Apple Watch: An Analysis

This week’s assignment for my Digital and Media Literacy class is to perform a mini-analysis of a smart technology of our choice. Because I love mine, I chose the Apple Watch, a smartwatch created by Apple Inc. It includes fitness tracking and health-oriented capabilities, as well as incorporation with iOS and other Apple products or services. I’m a fan of mine because it helps me to set and reach my fitness goals, plays music from my Spotify, notifies me of texts/calls and allows me to reply to them, and admittedly, it’s in style and my pink band is super cute. Continue reading to learn more about the Apple Watch’s origin, pros, and cons.
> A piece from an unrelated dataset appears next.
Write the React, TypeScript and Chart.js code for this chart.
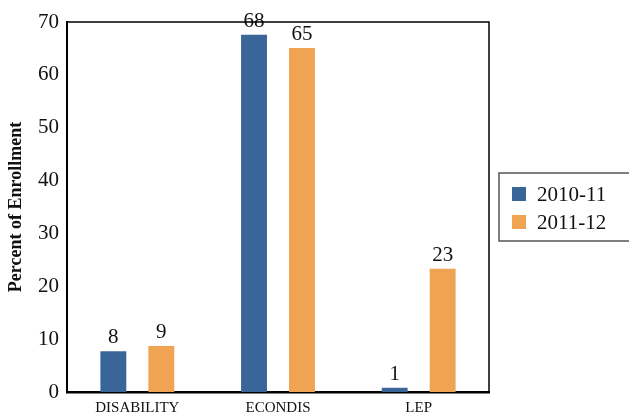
import React, { useEffect, useRef } from "react";
import { Chart, registerables } from "chart.js";

Chart.register(...registerables);

const categories = ["DISABILITY", "ECONDIS", "LEP"];
const seriesNames = ["2010-11", "2011-12"];
const values2010 = [7.7, 67.6, 0.8];
const values2011 = [8.7, 65.1, 23.3];
const yTicks = [0, 10, 20, 30, 40, 50, 60, 70];
const colors = ["#3A6599", "#F0A352"];

const SERIF = "'Liberation Serif', 'Times New Roman', serif";

const valueLabels = {
  id: "valueLabels",
  afterDatasetsDraw(chart: any) {
    const ctx = chart.ctx;
    ctx.save();
    ctx.font = `21px ${SERIF}`;
    ctx.fillStyle = "#111";
    ctx.textAlign = "center";
    ctx.textBaseline = "alphabetic";
    chart.data.datasets.forEach((ds: any, i: number) => {
      const meta = chart.getDatasetMeta(i);
      meta.data.forEach((el: any, j: number) => {
        ctx.fillText(String(Math.round(ds.data[j])), el.x, el.y - 8);
      });
    });
    ctx.restore();
  },
};

const frameAndLegend = {
  id: "frameAndLegend",
  afterDraw(chart: any) {
    const ctx = chart.ctx;
    const a = chart.chartArea;
    ctx.save();
    ctx.strokeStyle = "#000";
    ctx.lineWidth = 1.5;
    ctx.beginPath();
    ctx.moveTo(a.left, a.top);
    ctx.lineTo(a.right, a.top);
    ctx.lineTo(a.right, a.bottom);
    ctx.stroke();
    const bx = a.right + 10;
    const by = 173;
    ctx.strokeStyle = "#555";
    ctx.lineWidth = 1.5;
    ctx.strokeRect(bx, by, 140, 68);
    ctx.font = `21px ${SERIF}`;
    ctx.textBaseline = "middle";
    ctx.textAlign = "left";
    chart.data.datasets.forEach((ds: any, i: number) => {
      const cy = by + 21 + i * 28;
      ctx.fillStyle = ds.backgroundColor;
      ctx.fillRect(bx + 13, cy - 7, 14, 14);
      ctx.fillStyle = "#111";
      ctx.fillText(ds.label, bx + 38, cy + 1);
    });
    ctx.restore();
  },
};

export default function App() {
  const ref = useRef<HTMLCanvasElement>(null);
  useEffect(() => {
    if (!ref.current) return;
    const chart = new Chart(ref.current, {
      type: "bar",
      data: {
        labels: categories,
        datasets: [
          { label: seriesNames[0], data: values2010, backgroundColor: colors[0] },
          { label: seriesNames[1], data: values2011, backgroundColor: colors[1] },
        ],
      },
      options: {
        animation: false,
        responsive: true,
        maintainAspectRatio: false,
        devicePixelRatio: 1,
        layout: { padding: { top: 22, right: 140, left: 0, bottom: 0 } },
        datasets: { bar: { categoryPercentage: 0.682, barPercentage: 0.54 } },
        plugins: { legend: { display: false }, tooltip: { enabled: false } },
        scales: {
          x: {
            grid: { display: false, drawTicks: false },
            border: { color: "#000", width: 2.5 },
            ticks: { color: "#111", font: { family: SERIF, size: 15 }, padding: 7 },
            afterFit: (s: any) => { s.height = 24; },
          },
          y: {
            min: 0,
            max: 70,
            afterBuildTicks: (s: any) => { s.ticks = yTicks.map((v) => ({ value: v })); },
            grid: { display: false, drawTicks: false },
            border: { color: "#000", width: 2 },
            ticks: { color: "#111", font: { family: SERIF, size: 21 }, padding: 8 },
            title: {
              display: true,
              text: "Percent of Enrollment",
              color: "#111",
              font: { family: SERIF, size: 18, weight: "bold" },
              padding: { top: 6, bottom: 0 },
            },
            afterFit: (s: any) => { s.width = 67; },
          },
        },
      },
      plugins: [valueLabels, frameAndLegend],
    });
    return () => chart.destroy();
  }, []);
  return (
    <div style={{ position: "absolute", left: 0, top: 0, width: 629, height: 416, background: "#fff" }}>
      <canvas ref={ref} />
    </div>
  );
}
The Apple Watch was released in April 2015 and quickly became the best-selling wearable device: 4.2 million were sold in the second quarter of fiscal 2015 and more than 100 million people were estimated to use an Apple Watch as of December 2020. The goal of the smartwatch was to complement and iPhone and to free people from their iPhones. Kevin Lynch, an American software developer who is currently the vice president of technology at Apple Inc., developed the software.

Like the iPhone, the Apple Watch has different variations. Apple Watch has eight generations, called series. The current models being sold are the Series 3, SE, and the Series 7. The latest models include GPS, cellular, water resistance, heart rate monitor, blood oxygen sensor, and compass. All of the watches include a “digital crown”, which can be turned to scroll or zoom and pressed to return to the home screen; a touchscreen; and a side button that can be used to display recently used apps and access Apple Pay, which is used for contactless payment. Apple rates the watch’s battery for 18 hours of mixed usage. The watch also comes with an included band, or strap, to attach it to the user’s wrist. Like the iPhone, the voice assistant Siri is available on the Apple Watch. The watch relies on a connected iPhone to perform many of its functions.

The Apple brand personality glamourizes this idea of lifestyle, imagination, freedom, innovation, passion, hopes, dreams and ambitions, and power-to-the-people through the technology in its products and it hugely does this in its visual advertisements that sometimes even exaggerate the amazing experience of using technology and gaining a sense of happiness. The Apple brand personality is also about simplicity and the removal of complexity from people’s lives, people-driven product design, and being a humanistic company with a heartfelt connection with its customers. The Apple brand is not just intimate with its customers, it’s loved, and there is a real sense of community among users. One of its features allows users to share their activity and compete with their friends in activity competitions.

Apple Watch has many benefits. It’s great to take on runs or other workouts with no need for users to also bring their phone, because it has music, a running app, and the ability to send/receive texts or phone calls if need be. It’s great for quick at a glance notifications. A ton of information, such as notifications, weather, date, and time, are available on a small face. While Apple Watch is largely marketed towards health-conscious individuals between the ages of 20 and 45, there are several benefits for older individuals. Safety features like fall detection, emergency SOS, and high and low heart rate notifications, as well as notifications for irregular heart rhythms, make Apple Watch great for older family members, even if they don’t have an iPhone. However, there are also noted disadvantages. Users have complained that it’s slow, has limited storage, too dependent on the iPhone, and falls short in attempting to do many of the things the iPhone can do. It’s also very expensive compared to other smartwatches.

Added to the disadvantages of an Apple Watch is its voice assistant, Siri. Running on an operating system that is fueled by artificial intelligence, it (she?) observes and collects data in real-time. Much of the data that Siri uses include personal, potentially identifiable, and possibly sensitive information. Siri, as well as other voice assistants, can record our conversations, images, and many other pieces of sensitive personal information, including location. They use our data for machine learning to improve themselves over time. Their software is developed and maintained by companies that are constantly thinking of new ways to collect and use our data.

The main issue with voice assistants is that they are vulnerable to technical and process failures. They can also be hacked remotely, resulting in breaches of users’ privacy. However, as with any smart technology, I give you this warning: Use at your own risk. The benefits might outweigh the risks to you, and that’s totally okay. What’s important is being aware of all the information available so you can make an informed decision. With that, I leave you with this quote that reminded me of Siri.

“Ginny!” said Mr. Weasley, flabbergasted. “Haven’t I taught you anything? What have I always told you? Never trust anything that can think for itself if you can’t see where it keeps its brain?”